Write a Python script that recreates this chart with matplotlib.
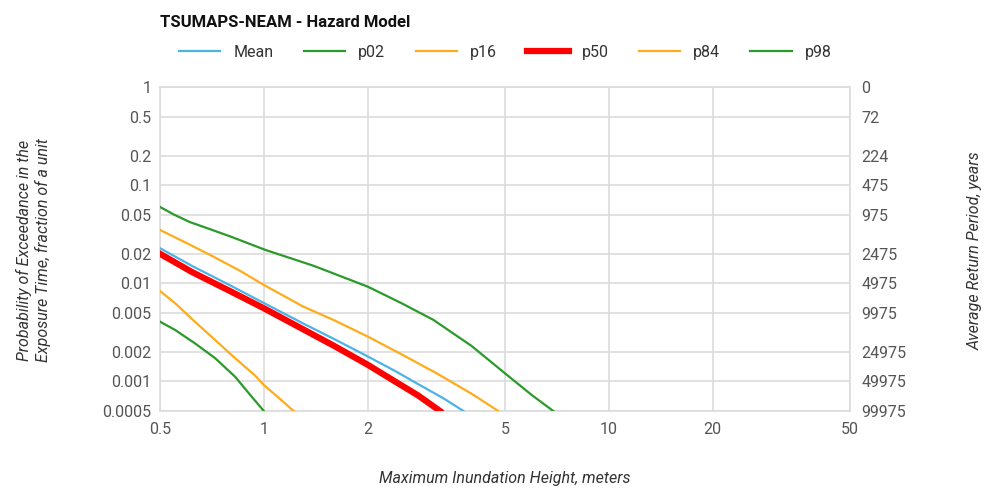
import matplotlib.pyplot as plt
import matplotlib.ticker as mtick

plt.rcParams['font.family'] = ['Roboto', 'DejaVu Sans']

# --- data ---
mean_x = [0.5, 0.62, 0.8, 1.0, 1.3, 1.6, 2.0, 2.4, 2.77, 3.3, 3.79]
mean_y = [0.0228, 0.0150, 0.0095, 0.0063, 0.0039, 0.0027, 0.0018, 0.00128, 0.00096, 0.00068, 0.0005]

p02_x = [0.5, 0.553, 0.631, 0.722, 0.825, 0.922, 1.0]
p02_y = [0.00407, 0.00335, 0.00245, 0.00173, 0.00112, 0.00070, 0.0005]

p16_x = [0.5, 0.553, 0.631, 0.722, 0.825, 0.943, 1.0, 1.1, 1.22]
p16_y = [0.00837, 0.00627, 0.00407, 0.00265, 0.00173, 0.00115, 0.00092, 0.00069, 0.0005]

p50_x = [0.5, 0.62, 0.8, 1.0, 1.3, 1.6, 2.0, 2.4, 2.8, 3.24]
p50_y = [0.0200, 0.0130, 0.0083, 0.00557, 0.0034, 0.0023, 0.00148, 0.00100, 0.00072, 0.0005]

p84_x = [0.5, 0.6, 0.714, 0.85, 1.0, 1.3, 1.6, 2.0, 2.5, 3.17, 4.0, 4.78]
p84_y = [0.035, 0.0255, 0.0187, 0.0135, 0.00963, 0.0058, 0.0042, 0.00287, 0.0019, 0.00121, 0.00075, 0.0005]

p98_x = [0.5, 0.55, 0.611, 0.7, 0.8, 1.01, 1.4, 2.0, 2.5, 3.1, 4.0, 5.0, 6.0, 6.9]
p98_y = [0.060, 0.050, 0.0420, 0.0355, 0.030, 0.0219, 0.0150, 0.00925, 0.0063, 0.00424, 0.00230, 0.00121, 0.00072, 0.0005]

y_ticks = [1, 0.5, 0.2, 0.1, 0.05, 0.02, 0.01, 0.005, 0.002, 0.001, 0.0005]
y_labels = ['1', '0.5', '0.2', '0.1', '0.05', '0.02', '0.01', '0.005', '0.002', '0.001', '0.0005']
return_labels = ['0', '72', '224', '475', '975', '2475', '4975', '9975', '24975', '49975', '99975']
x_ticks = [0.5, 1, 2, 5, 10, 20, 50]
x_labels = ['0.5', '1', '2', '5', '10', '20', '50']

# --- colours ---
BLUE = '#4db3e6'
GREEN = '#2a9a2a'
ORANGE = '#ffab1a'
RED = '#ff0000'
GRID = '#dcdcdc'
TICK = '#555555'

fig = plt.figure(figsize=(9.85, 4.91), dpi=100)
ax = fig.add_axes([0.1624, 0.1629, 0.7006, 0.6599])

ax.plot(mean_x, mean_y, color=BLUE, lw=1.6, label='Mean', zorder=4)
ax.plot(p02_x, p02_y, color=GREEN, lw=1.6, label='p02', zorder=3)
ax.plot(p16_x, p16_y, color=ORANGE, lw=1.6, label='p16', zorder=3)
ax.plot(p50_x, p50_y, color=RED, lw=4.5, label='p50', zorder=3)
ax.plot(p84_x, p84_y, color=ORANGE, lw=1.6, label='p84', zorder=3)
ax.plot(p98_x, p98_y, color=GREEN, lw=1.6, label='p98', zorder=3)

ax.set_xscale('log')
ax.set_yscale('log')
ax.set_xlim(0.5, 50)
ax.set_ylim(0.0005, 1)

ax.set_xticks(x_ticks)
ax.set_xticklabels(x_labels)
ax.set_yticks(y_ticks)
ax.set_yticklabels(y_labels)
ax.xaxis.set_minor_locator(mtick.NullLocator())
ax.yaxis.set_minor_locator(mtick.NullLocator())
ax.tick_params(axis='both', length=0, labelsize=11.5, labelcolor=TICK)
ax.tick_params(axis='x', pad=8)
ax.tick_params(axis='y', pad=6)

ax.grid(True, color=GRID, lw=1.2, zorder=0)
ax.set_axisbelow(True)
for s in ax.spines.values():
    s.set_color(GRID)
    s.set_linewidth(1.2)

# right axis: average return period
ax2 = ax.twinx()
ax2.set_yscale('log')
ax2.set_ylim(0.0005, 1)
ax2.set_yticks(y_ticks)
ax2.set_yticklabels(return_labels)
ax2.yaxis.set_minor_locator(mtick.NullLocator())
ax2.tick_params(axis='y', length=0, labelsize=11.5, labelcolor=TICK, pad=8)
for s in ax2.spines.values():
    s.set_visible(False)

# labels
fig.text(0.5127, 0.026, 'Maximum Inundation Height, meters', ha='center', va='center',
         fontsize=11.5, style='italic', color='#333333')
fig.text(0.034, 0.49, 'Probability of Exceedance in the\nExposure Time, fraction of a unit',
         ha='center', va='center', rotation=90, fontsize=11.5, style='italic',
         color='#333333', linespacing=1.3)
fig.text(0.99, 0.49, 'Average Return Period, years', ha='center', va='center',
         rotation=90, fontsize=11.5, style='italic', color='#333333')

fig.text(0.1624, 0.955, 'TSUMAPS-NEAM - Hazard Model', ha='left', va='center',
         fontsize=12, fontweight='bold', color='#111111')

handles, labels = ax.get_legend_handles_labels()
leg = fig.legend(handles, labels, loc='center', bbox_to_anchor=(0.513, 0.893), ncol=6,
                 frameon=False, fontsize=11.5, handlelength=2.6, columnspacing=1.9,
                 handletextpad=0.8)
for t in leg.get_texts():
    t.set_color('#333333')

fig.savefig('out.png', dpi=100)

——————————

** Given problem **
Give again, word for word, every line from the top of the data through the line with "0.00092, 0.00069, 0.0005]", both ends included, and exclude the pictures.

** Task output **
Write a Python script that recreates this chart with matplotlib.
import matplotlib.pyplot as plt
import matplotlib.ticker as mtick

plt.rcParams['font.family'] = ['Roboto', 'DejaVu Sans']

# --- data ---
mean_x = [0.5, 0.62, 0.8, 1.0, 1.3, 1.6, 2.0, 2.4, 2.77, 3.3, 3.79]
mean_y = [0.0228, 0.0150, 0.0095, 0.0063, 0.0039, 0.0027, 0.0018, 0.00128, 0.00096, 0.00068, 0.0005]

p02_x = [0.5, 0.553, 0.631, 0.722, 0.825, 0.922, 1.0]
p02_y = [0.00407, 0.00335, 0.00245, 0.00173, 0.00112, 0.00070, 0.0005]

p16_x = [0.5, 0.553, 0.631, 0.722, 0.825, 0.943, 1.0, 1.1, 1.22]
p16_y = [0.00837, 0.00627, 0.00407, 0.00265, 0.00173, 0.00115, 0.00092, 0.00069, 0.0005]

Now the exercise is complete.